Graham Turner’s book, dense with data and financial jargon compared to the other two, points the finger at the forces of globalisation and the role of multinational corporations.

In search of profits, multinational companies have scoured the world looking for cheap labour using the opportunities presented by globalisation. This has resulted in downward pressure and stagnation of wages in the developed Western countries. In order to keep the lid on the resulting political discontent at home, Western governments have deliberately allowed the creation of housing bubbles and credit schemes leading to an exponential growth of debt. Just that you don’t think this is a wild conspiracy theory, he gives very convincing data to demonstrate this debt explosion and the dependence of Western economies on it. This created an unsustainable situation which had to give in sooner or later. Indeed Turner was one of the few people (other than the by now famous Dr Doom, Nouriel Roubini) who predicted the crisis in advance.

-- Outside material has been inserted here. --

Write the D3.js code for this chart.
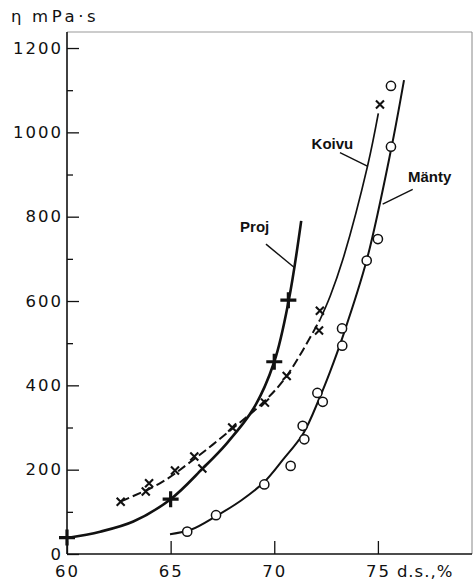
<!DOCTYPE html>
<html>
<head>
<meta charset="utf-8">
<script src="https://cdn.jsdelivr.net/npm/d3@7"></script>
<style>
  html, body { margin: 0; padding: 0; background: #fff; }
  svg { display: block; }
  .tick-label { font-family: "DejaVu Sans", sans-serif; font-size: 16.5px; letter-spacing: 2px; fill: #111; }
  .series-label { font-family: "Liberation Sans", Arial, sans-serif; font-weight: bold; font-size: 15px; fill: #111; }
</style>
</head>
<body>
<svg id="chart" width="475" height="583"></svg>
<script>
// Viscosity (mPa·s) versus dry solids content (%)
const xTicks = [60, 65, 70, 75];
const xTickLabels = ["60", "65", "70", "75"];
const yMajorTicks = [0, 200, 400, 600, 800, 1000, 1200];
const yTickLabels = ["0", "200", "400", "600", "800", "1000", "1200"];
const yMinorTicks = [100, 300, 500, 700, 900, 1100];

// measured points
const projPoints = [[60, 39], [65, 130], [70, 456], [70.68, 602]];
const koivuPoints = [[62.59, 124], [63.8, 148], [63.96, 168], [65.21, 198], [66.14, 231], [66.53, 203],
                     [67.97, 300], [69.55, 359], [70.6, 422], [72.16, 530], [72.2, 577], [75.1, 1066]];
const mantyPoints = [[65.8, 53], [67.19, 92], [69.52, 165], [70.79, 209], [71.45, 272], [71.37, 304],
                     [72.34, 361], [72.08, 382], [73.28, 494], [73.27, 535], [74.46, 696], [75.0, 747],
                     [75.63, 966], [75.63, 1110]];

// fitted curves
const projCurve = [[60, 38], [61.6, 53], [63.2, 77], [65, 130], [66.55, 203], [67.7, 262], [69, 345],
                   [70, 456], [70.7, 602], [71.3, 790]];
const koivuCurve = [[62.6, 125], [64.5, 168], [66, 220], [68, 298], [69.5, 361], [70.6, 422], [72.2, 555],
                    [72.7, 612], [73.3, 697], [74.5, 920], [75.02, 1045]];
const koivuDashedUntil = 72.2;
const mantyCurve = [[64.97, 47], [66, 58], [67.2, 90], [68.4, 127], [69.5, 170], [70.44, 225], [71.4, 286],
                    [72.2, 372], [72.69, 432], [73.3, 515], [74.46, 697], [75.63, 958], [76.26, 1124]];

// curve labels: text anchor point and leader line (from, to)
const labels = [
  { text: "Proj",  at: [68.35, 764], leader: [[69.6, 735], [70.95, 680]] },
  { text: "Koivu", at: [71.8, 960],  leader: [[73.17, 952], [74.49, 920]] },
  { text: "Mänty", at: [76.45, 882], leader: [[76.68, 865], [75.23, 830]] }
];

const svg = d3.select("#chart");
const x = d3.scaleLinear().domain([60, 79.54]).range([67, 472]);
const y = d3.scaleLinear().domain([0, 1238]).range([554, 32]);

// frame (top and right edges are faint)
svg.append("line").attr("x1", x(60)).attr("x2", x(79.54)).attr("y1", y(1238)).attr("y2", y(1238))
  .attr("stroke", "#999").attr("stroke-width", 1);
svg.append("line").attr("x1", x(79.54)).attr("x2", x(79.54)).attr("y1", y(1238)).attr("y2", y(0))
  .attr("stroke", "#888").attr("stroke-width", 1);

// y axis: major ticks with labels, minor ticks without
const yAxis = svg.append("g").attr("transform", `translate(${x(60)},0)`)
  .call(d3.axisLeft(y).tickValues(yMajorTicks).tickSize(-12).tickPadding(4).tickSizeOuter(0)
    .tickFormat((d, i) => yTickLabels[i]));
yAxis.select(".domain").remove();
yAxis.selectAll(".tick line").attr("stroke", "#111").attr("stroke-width", 1.3);
yAxis.selectAll(".tick text").attr("class", "tick-label").attr("font-family", null).attr("font-size", null);
const yMinor = svg.append("g").attr("transform", `translate(${x(60)},0)`)
  .call(d3.axisLeft(y).tickValues(yMinorTicks).tickSize(-6).tickFormat(""));
yMinor.select(".domain").remove();
yMinor.selectAll(".tick line").attr("stroke", "#111").attr("stroke-width", 1.3);

// x axis
const xAxis = svg.append("g").attr("transform", `translate(0,${y(0)})`)
  .call(d3.axisBottom(x).tickValues(xTicks).tickSize(-13).tickPadding(11)
    .tickFormat((d, i) => xTickLabels[i]));
xAxis.select(".domain").remove();
xAxis.selectAll(".tick line").attr("stroke", "#111").attr("stroke-width", 1.3);
xAxis.selectAll(".tick text").attr("class", "tick-label").attr("font-family", null).attr("font-size", null);

// axis lines
svg.append("line").attr("x1", x(60)).attr("x2", x(60)).attr("y1", y(1238)).attr("y2", y(0))
  .attr("stroke", "#111").attr("stroke-width", 1.6);
svg.append("line").attr("x1", x(60)).attr("x2", x(79.54)).attr("y1", y(0)).attr("y2", y(0))
  .attr("stroke", "#111").attr("stroke-width", 1.6);

// axis titles
svg.append("text").attr("class", "tick-label").attr("x", x(75) + 19).attr("y", y(0) + 11)
  .attr("dy", "0.71em").style("letter-spacing", "1px").text("d.s.,%");
svg.append("text").attr("class", "tick-label").attr("x", 11).attr("y", 22)
  .style("letter-spacing", "0px").text("η");
svg.append("text").attr("class", "tick-label").attr("x", 32).attr("y", 22)
  .style("letter-spacing", "3.6px").text("mPa·s");

// curves
const line = d3.line().x(d => x(d[0])).y(d => y(d[1])).curve(d3.curveCatmullRom.alpha(0.5));
svg.append("path").attr("d", line(projCurve)).attr("fill", "none")
  .attr("stroke", "#111").attr("stroke-width", 2.6);
svg.append("path").attr("d", line(koivuCurve.filter(d => d[0] <= koivuDashedUntil))).attr("fill", "none")
  .attr("stroke", "#111").attr("stroke-width", 2).attr("stroke-dasharray", "9,4");
svg.append("path").attr("d", line(koivuCurve.filter(d => d[0] >= koivuDashedUntil))).attr("fill", "none")
  .attr("stroke", "#111").attr("stroke-width", 1.7);
svg.append("path").attr("d", line(mantyCurve)).attr("fill", "none")
  .attr("stroke", "#111").attr("stroke-width", 2);

// markers
const plusSize = 8;
svg.append("g").selectAll("path").data(projPoints).join("path")
  .attr("d", d => `M${x(d[0]) - plusSize},${y(d[1])}H${x(d[0]) + plusSize}M${x(d[0])},${y(d[1]) - plusSize}V${y(d[1]) + plusSize}`)
  .attr("stroke", "#111").attr("stroke-width", 3.2);
const xs = 4;
svg.append("g").selectAll("path").data(koivuPoints).join("path")
  .attr("d", d => `M${x(d[0]) - xs},${y(d[1]) - xs}L${x(d[0]) + xs},${y(d[1]) + xs}M${x(d[0]) - xs},${y(d[1]) + xs}L${x(d[0]) + xs},${y(d[1]) - xs}`)
  .attr("stroke", "#111").attr("stroke-width", 2.1);
svg.append("g").selectAll("circle").data(mantyPoints).join("circle")
  .attr("cx", d => x(d[0])).attr("cy", d => y(d[1])).attr("r", 4.6)
  .attr("fill", "#fff").attr("stroke", "#111").attr("stroke-width", 1.5);

// labels with leader lines
labels.forEach(l => {
  svg.append("line")
    .attr("x1", x(l.leader[0][0])).attr("y1", y(l.leader[0][1]))
    .attr("x2", x(l.leader[1][0])).attr("y2", y(l.leader[1][1]))
    .attr("stroke", "#111").attr("stroke-width", 1.4);
  svg.append("text").attr("class", "series-label")
    .attr("x", x(l.at[0])).attr("y", y(l.at[1])).text(l.text);
});
</script>
</body>
</html>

Turner blames globalisation whereas his own analysis clearly suggests he means capitalist globalisation. Indeed when seen in this light, the housing bubble, the debt crisis and deregulation troubles are not a mistake but rather an essential feature of the system. Two features of the modern economic system stand out: the stagnation of wages and the increasing financialisation of capital in response to the decreasing rates of profit in traditional avenues for investment. This develop-ment to a monopoly-finance stage of capitalism meant that asset bubbles and spiralling debt was just a means of putting off the point at which the problems of the system would explode. Had there been tighter regulation and caps on debt, a crisis would have just occurred earlier! Turner’s scrupulous avoidance of the ‘C’ word, when his own data and analysis scream at it, is perhaps deliberately designed to boost sales by not scaring away readers.

What should be done about it? This is the question on everybody’s mind today as the situation seems to get grimmer by the day, despite the massive bailouts and stimulus plans announced by the US, the UK, Germany and even China, India and other countries around the world. Shiller’s answer has a short-term and a long-term component. In the short-term, he believes bailouts are essential, however unfair they may seem—punishing the prudent for the follies of the reckless. For, the overriding need of the hour is to save the faith and confidence of the people in the system and its institutions. In the longer term, Shiller believes a thoroughgoing reform of the financial architecture is needed. In this new architecture, he thinks, the new insights of financial engineering and the new tools of information technology will play a key role, leading to a democratisation of finance. In other words, let’s have more of exactly the things that got us into the mess in the first place! This sounds uncomfortably like the unalloyed belief of free market fundamentalists that Shiller himself rejects. Cooper too sees a need for radical changes in the economic system, though of a very different nature. In particular, he believes central banks will have to fundamentally change their approach to a more symmetric treatment of upturns and downturns. He draws an analogy to an analysis of mechanical governors due to the 19th century giant of physics, James Clerk Maxwell, who proposed a design that led to continually decreasing oscillations. Similarly, he believes that Central Bank Governors should pursue policies that, while not able to avoid the inevitable oscillations predicted by the FIH, would at least lead to successively dampened swings. A corollary of this approach is that sometimes the Central Bank must encourage small busts to clear out the inefficiencies in order to avoid really massive bottomings such as today’s. Cooper also believes new concepts and tools will be needed for risk management, but very unorthodox ones, compared to Shiller. For instance, he believes Mandelbroit’s fractal models with memory deserve at least a look, and he suggests that
- one should try to develop better models that
- take feedback as a central mechanism, some-
- what echoing the reflexivity paradigm of George Soros.

Finally, for Turner, the key is of course to address the problems caused by globalisation. In particular, he believes there should be a better balance between the power of corporations and that of labour, so that the dividends of profit are shared more equitably with the latter. Thereby the hope is to move way from debt based to more sustainable economies. Just how this is going to be achieved is left unsaid. Indeed, if one follows his own data and analysis a bit further, it is clear that the problems of the system will not be easily resolved by cosmetic changes, for example, better regulation. Nor are stimulus packages going to be a panacea. In fact, Obama’s much-touted ‘new deal’ already seems still-born. If, as argued briefly above, this financial crisis is a result of deep-seated problems within the heart of the capitalist system, then a radical restructuring of the economic and political system must be part of any answer in the long term.